■ **PROBLEM TO SOLVE**: Omit all images. Write out the rest of the material exactly.

--- --- ---

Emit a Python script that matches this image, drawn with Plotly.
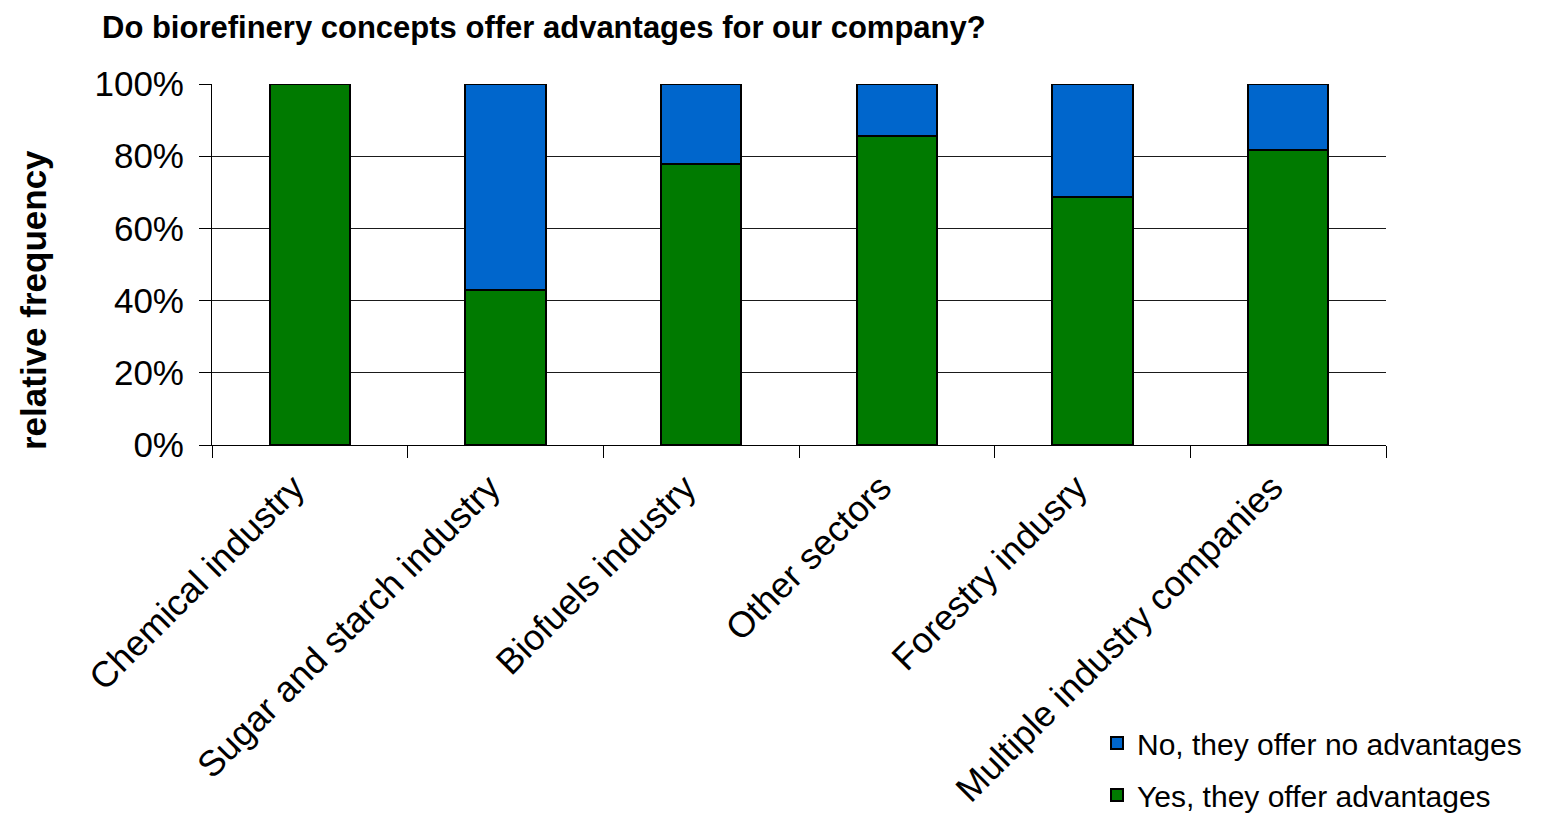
import plotly.graph_objects as go

# Survey responses by sector (share of respondents, %)
categories = [
    "Chemical industry",
    "Sugar and starch industry",
    "Biofuels industry",
    "Other sectors",
    "Forestry indusry",
    "Multiple industry companies",
]
yes_share = [100.0, 42.9, 77.8, 85.7, 68.8, 81.8]
no_share = [0.0, 57.1, 22.2, 14.3, 31.2, 18.2]

tick_vals = [0, 20, 40, 60, 80, 100]
tick_text = ["0%", "20%", "40%", "60%", "80%", "100%"]

FONT = "Liberation Sans, Arial, sans-serif"
GREEN = "#007A00"
BLUE = "#0066CC"

W, H = 1546, 815
ML, MR, MT, MB = 212, 160, 84, 370
plot_w = W - ML - MR
plot_h = H - MT - MB


def px_x(x):
    return (x - ML) / plot_w


def px_y(y):
    return (H - MB - y) / plot_h


fig = go.Figure()
fig.add_trace(go.Bar(
    x=categories, y=yes_share, name="Yes, they offer advantages",
    marker=dict(color=GREEN, line=dict(color="black", width=2)),
    width=0.41, legendgroup="yes", legendrank=2,
))
fig.add_trace(go.Bar(
    x=categories, y=no_share, name="No, they offer no advantages",
    marker=dict(color=BLUE, line=dict(color="black", width=2)),
    width=0.41, legendgroup="no", legendrank=1,
))

fig.update_layout(
    barmode="stack",
    width=W, height=H,
    margin=dict(l=ML, r=MR, t=MT, b=MB, autoexpand=False),
    plot_bgcolor="white", paper_bgcolor="white",
    font=dict(family=FONT, color="black", size=34),
    title=dict(
        text="<b>Do biorefinery concepts offer advantages for our company?</b>",
        x=102 / W, xanchor="left", xref="container",
        y=1 - 27 / H, yanchor="middle", yref="container",
        font=dict(family=FONT, size=31, color="black"),
    ),
    showlegend=True,
    legend=dict(
        x=px_x(1097), y=px_y(717), xref="paper", yref="paper",
        xanchor="left", yanchor="top",
        traceorder="grouped", tracegroupgap=10,
        font=dict(family=FONT, size=30, color="black"),
        bgcolor="rgba(0,0,0,0)",
    ),
    annotations=[dict(
        text="<b>relative frequency</b>", textangle=-90,
        x=px_x(33), y=px_y(300), xref="paper", yref="paper",
        xanchor="center", yanchor="middle", showarrow=False,
        font=dict(family=FONT, size=35, color="black"),
    )],
)

fig.update_xaxes(
    type="category", tickson="boundaries", ticks="outside", ticklen=12,
    tickcolor="black", tickwidth=1, tickangle=-45,
    ticklabelshift=-16, ticklabelstandoff=6,
    showline=True, linecolor="black", linewidth=1,
    showgrid=False, tickfont=dict(family=FONT, size=36),
)
fig.update_yaxes(
    range=[0, 100], tickvals=tick_vals, ticktext=tick_text,
    ticks="outside", ticklen=12, tickcolor="black", tickwidth=1,
    ticklabelstandoff=8,
    showline=True, linecolor="black", linewidth=1,
    showgrid=True, gridcolor="#1a1a1a", gridwidth=1,
    zeroline=True, zerolinecolor="black", zerolinewidth=1,
    tickfont=dict(family=FONT, size=35),
)

fig.write_html("out.html")
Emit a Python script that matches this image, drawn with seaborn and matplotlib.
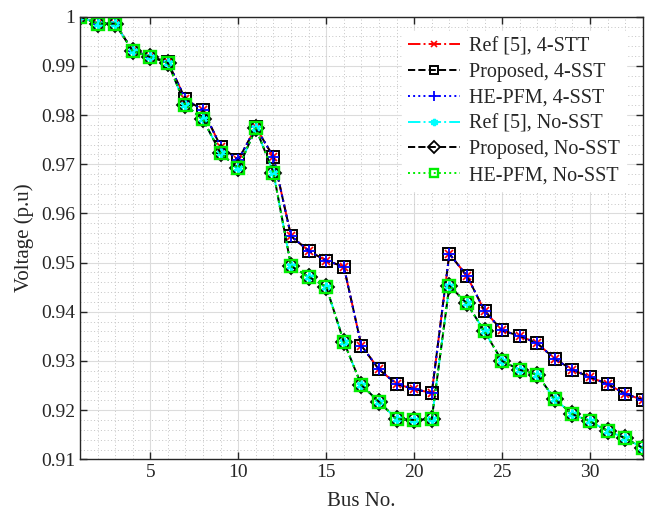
import numpy as np
import pandas as pd
import matplotlib
matplotlib.use("Agg")
import matplotlib.pyplot as plt
from matplotlib.ticker import MultipleLocator, FuncFormatter
import seaborn as sns

# bus numbers and voltage profiles
bus = list(range(1, 34))

v_4sst = [1.0000, 0.9986, 0.9986, 0.9931, 0.9919, 0.9908, 0.9832, 0.9810, 0.9736, 0.9709,
          0.9775, 0.9715, 0.9554, 0.9524, 0.9504, 0.9492, 0.9331, 0.9283, 0.9253, 0.9243,
          0.9235, 0.9518, 0.9473, 0.9402, 0.9362, 0.9351, 0.9336, 0.9304, 0.9282, 0.9267,
          0.9253, 0.9233, 0.9221]

v_nosst = [1.0000, 0.9986, 0.9986, 0.9930, 0.9918, 0.9906, 0.9820, 0.9791, 0.9722, 0.9692,
           0.9773, 0.9683, 0.9493, 0.9471, 0.9451, 0.9339, 0.9251, 0.9217, 0.9182, 0.9180,
           0.9182, 0.9453, 0.9417, 0.9360, 0.9300, 0.9282, 0.9272, 0.9222, 0.9192, 0.9177,
           0.9158, 0.9143, 0.9123]

labels = ["Ref [5], 4-STT", "Proposed, 4-SST", "HE-PFM, 4-SST",
          "Ref [5], No-SST", "Proposed, No-SST", "HE-PFM, No-SST"]

sns.set_style("ticks")
plt.rcParams["font.family"] = ["Liberation Serif", "DejaVu Serif"]

fig = plt.figure(figsize=(6.5, 5.22), dpi=100)
ax = fig.add_axes([0.123, 0.12, 0.866, 0.848])

green = "#00ee00"
styles = [
    dict(color="red", linestyle="-.", marker="x", markersize=5.5,
         markeredgewidth=1.2, markeredgecolor="red"),
    dict(color="black", linestyle="--", marker="s", markersize=8,
         markeredgewidth=1.4, markerfacecolor="none", markeredgecolor="black"),
    dict(color="blue", linestyle=":", marker="+", markersize=9,
         markeredgewidth=1.3, markeredgecolor="blue"),
    dict(color="cyan", linestyle="-.", marker=(6, 2, 0), markersize=7,
         markeredgewidth=1.8, markeredgecolor="cyan"),
    dict(color="black", linestyle="--", marker="D", markersize=8,
         markeredgewidth=1.3, markerfacecolor="none", markeredgecolor="black"),
    dict(color=green, linestyle=":", marker="s", markersize=8.5,
         markeredgewidth=1.7, markerfacecolor="none", markeredgecolor=green),
]
series = [v_4sst, v_4sst, v_4sst, v_nosst, v_nosst, v_nosst]

for vals, lab, st in zip(series, labels, styles):
    df = pd.DataFrame({"Bus": bus, "V": vals})
    sns.lineplot(data=df, x="Bus", y="V", ax=ax, label=lab, linewidth=1.4, **st)

ax.set_xlim(1, 33)
ax.set_ylim(0.91, 1.0)
ax.xaxis.set_major_locator(MultipleLocator(5))
ax.xaxis.set_minor_locator(MultipleLocator(1))
ax.yaxis.set_major_locator(MultipleLocator(0.01))
ax.yaxis.set_minor_locator(MultipleLocator(0.002))
ax.yaxis.set_major_formatter(FuncFormatter(lambda v, p: f"{v:.2f}".rstrip("0").rstrip(".")))

ax.grid(which="major", color="#dcdcdc", linestyle="-", linewidth=0.8)
ax.grid(which="minor", color="#c4c4c4", linestyle=(0, (1, 2.5)), linewidth=0.7)
ax.set_axisbelow(True)

ax.tick_params(which="major", direction="in", length=5, width=1, top=True, right=True,
               labelsize=14, colors="#262626")
ax.tick_params(which="minor", length=0)
for s in ax.spines.values():
    s.set_linewidth(1.0)
    s.set_color("#262626")

ax.set_xlabel("Bus No.", fontsize=15, labelpad=8)
ax.set_ylabel("Voltage (p.u)", fontsize=15, labelpad=5)

leg = ax.legend(loc="upper right", bbox_to_anchor=(0.970, 0.967), borderaxespad=0,
                fontsize=14.5, handlelength=2.56, labelspacing=0.33, borderpad=0.3,
                frameon=True, fancybox=False, framealpha=1, edgecolor="white",
                handletextpad=0.45)
for h in leg.legend_handles:
    h.set_markersize(h.get_markersize() * 0.75)

fig.savefig("out.png", dpi=100)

--- --- ---

■ **CORRECT RESPONSE**:
Emit a Python script that matches this image, drawn with Plotly.
import plotly.graph_objects as go

# Survey responses by sector (share of respondents, %)
categories = [
    "Chemical industry",
    "Sugar and starch industry",
    "Biofuels industry",
    "Other sectors",
    "Forestry indusry",
    "Multiple industry companies",
]
yes_share = [100.0, 42.9, 77.8, 85.7, 68.8, 81.8]
no_share = [0.0, 57.1, 22.2, 14.3, 31.2, 18.2]

tick_vals = [0, 20, 40, 60, 80, 100]
tick_text = ["0%", "20%", "40%", "60%", "80%", "100%"]

FONT = "Liberation Sans, Arial, sans-serif"
GREEN = "#007A00"
BLUE = "#0066CC"

W, H = 1546, 815
ML, MR, MT, MB = 212, 160, 84, 370
plot_w = W - ML - MR
plot_h = H - MT - MB


def px_x(x):
    return (x - ML) / plot_w


def px_y(y):
    return (H - MB - y) / plot_h


fig = go.Figure()
fig.add_trace(go.Bar(
    x=categories, y=yes_share, name="Yes, they offer advantages",
    marker=dict(color=GREEN, line=dict(color="black", width=2)),
    width=0.41, legendgroup="yes", legendrank=2,
))
fig.add_trace(go.Bar(
    x=categories, y=no_share, name="No, they offer no advantages",
    marker=dict(color=BLUE, line=dict(color="black", width=2)),
    width=0.41, legendgroup="no", legendrank=1,
))

fig.update_layout(
    barmode="stack",
    width=W, height=H,
    margin=dict(l=ML, r=MR, t=MT, b=MB, autoexpand=False),
    plot_bgcolor="white", paper_bgcolor="white",
    font=dict(family=FONT, color="black", size=34),
    title=dict(
        text="<b>Do biorefinery concepts offer advantages for our company?</b>",
        x=102 / W, xanchor="left", xref="container",
        y=1 - 27 / H, yanchor="middle", yref="container",
        font=dict(family=FONT, size=31, color="black"),
    ),
    showlegend=True,
    legend=dict(
        x=px_x(1097), y=px_y(717), xref="paper", yref="paper",
        xanchor="left", yanchor="top",
        traceorder="grouped", tracegroupgap=10,
        font=dict(family=FONT, size=30, color="black"),
        bgcolor="rgba(0,0,0,0)",
    ),
    annotations=[dict(
        text="<b>relative frequency</b>", textangle=-90,
        x=px_x(33), y=px_y(300), xref="paper", yref="paper",
        xanchor="center", yanchor="middle", showarrow=False,
        font=dict(family=FONT, size=35, color="black"),
    )],
)

fig.update_xaxes(
    type="category", tickson="boundaries", ticks="outside", ticklen=12,
    tickcolor="black", tickwidth=1, tickangle=-45,
    ticklabelshift=-16, ticklabelstandoff=6,
    showline=True, linecolor="black", linewidth=1,
    showgrid=False, tickfont=dict(family=FONT, size=36),
)
fig.update_yaxes(
    range=[0, 100], tickvals=tick_vals, ticktext=tick_text,
    ticks="outside", ticklen=12, tickcolor="black", tickwidth=1,
    ticklabelstandoff=8,
    showline=True, linecolor="black", linewidth=1,
    showgrid=True, gridcolor="#1a1a1a", gridwidth=1,
    zeroline=True, zerolinecolor="black", zerolinewidth=1,
    tickfont=dict(family=FONT, size=35),
)

fig.write_html("out.html")
Emit a Python script that matches this image, drawn with seaborn and matplotlib.
import numpy as np
import pandas as pd
import matplotlib
matplotlib.use("Agg")
import matplotlib.pyplot as plt
from matplotlib.ticker import MultipleLocator, FuncFormatter
import seaborn as sns

# bus numbers and voltage profiles
bus = list(range(1, 34))

v_4sst = [1.0000, 0.9986, 0.9986, 0.9931, 0.9919, 0.9908, 0.9832, 0.9810, 0.9736, 0.9709,
          0.9775, 0.9715, 0.9554, 0.9524, 0.9504, 0.9492, 0.9331, 0.9283, 0.9253, 0.9243,
          0.9235, 0.9518, 0.9473, 0.9402, 0.9362, 0.9351, 0.9336, 0.9304, 0.9282, 0.9267,
          0.9253, 0.9233, 0.9221]

v_nosst = [1.0000, 0.9986, 0.9986, 0.9930, 0.9918, 0.9906, 0.9820, 0.9791, 0.9722, 0.9692,
           0.9773, 0.9683, 0.9493, 0.9471, 0.9451, 0.9339, 0.9251, 0.9217, 0.9182, 0.9180,
           0.9182, 0.9453, 0.9417, 0.9360, 0.9300, 0.9282, 0.9272, 0.9222, 0.9192, 0.9177,
           0.9158, 0.9143, 0.9123]

labels = ["Ref [5], 4-STT", "Proposed, 4-SST", "HE-PFM, 4-SST",
          "Ref [5], No-SST", "Proposed, No-SST", "HE-PFM, No-SST"]

sns.set_style("ticks")
plt.rcParams["font.family"] = ["Liberation Serif", "DejaVu Serif"]

fig = plt.figure(figsize=(6.5, 5.22), dpi=100)
ax = fig.add_axes([0.123, 0.12, 0.866, 0.848])

green = "#00ee00"
styles = [
    dict(color="red", linestyle="-.", marker="x", markersize=5.5,
         markeredgewidth=1.2, markeredgecolor="red"),
    dict(color="black", linestyle="--", marker="s", markersize=8,
         markeredgewidth=1.4, markerfacecolor="none", markeredgecolor="black"),
    dict(color="blue", linestyle=":", marker="+", markersize=9,
         markeredgewidth=1.3, markeredgecolor="blue"),
    dict(color="cyan", linestyle="-.", marker=(6, 2, 0), markersize=7,
         markeredgewidth=1.8, markeredgecolor="cyan"),
    dict(color="black", linestyle="--", marker="D", markersize=8,
         markeredgewidth=1.3, markerfacecolor="none", markeredgecolor="black"),
    dict(color=green, linestyle=":", marker="s", markersize=8.5,
         markeredgewidth=1.7, markerfacecolor="none", markeredgecolor=green),
]
series = [v_4sst, v_4sst, v_4sst, v_nosst, v_nosst, v_nosst]

for vals, lab, st in zip(series, labels, styles):
    df = pd.DataFrame({"Bus": bus, "V": vals})
    sns.lineplot(data=df, x="Bus", y="V", ax=ax, label=lab, linewidth=1.4, **st)

ax.set_xlim(1, 33)
ax.set_ylim(0.91, 1.0)
ax.xaxis.set_major_locator(MultipleLocator(5))
ax.xaxis.set_minor_locator(MultipleLocator(1))
ax.yaxis.set_major_locator(MultipleLocator(0.01))
ax.yaxis.set_minor_locator(MultipleLocator(0.002))
ax.yaxis.set_major_formatter(FuncFormatter(lambda v, p: f"{v:.2f}".rstrip("0").rstrip(".")))

ax.grid(which="major", color="#dcdcdc", linestyle="-", linewidth=0.8)
ax.grid(which="minor", color="#c4c4c4", linestyle=(0, (1, 2.5)), linewidth=0.7)
ax.set_axisbelow(True)

ax.tick_params(which="major", direction="in", length=5, width=1, top=True, right=True,
               labelsize=14, colors="#262626")
ax.tick_params(which="minor", length=0)
for s in ax.spines.values():
    s.set_linewidth(1.0)
    s.set_color("#262626")

ax.set_xlabel("Bus No.", fontsize=15, labelpad=8)
ax.set_ylabel("Voltage (p.u)", fontsize=15, labelpad=5)

leg = ax.legend(loc="upper right", bbox_to_anchor=(0.970, 0.967), borderaxespad=0,
                fontsize=14.5, handlelength=2.56, labelspacing=0.33, borderpad=0.3,
                frameon=True, fancybox=False, framealpha=1, edgecolor="white",
                handletextpad=0.45)
for h in leg.legend_handles:
    h.set_markersize(h.get_markersize() * 0.75)

fig.savefig("out.png", dpi=100)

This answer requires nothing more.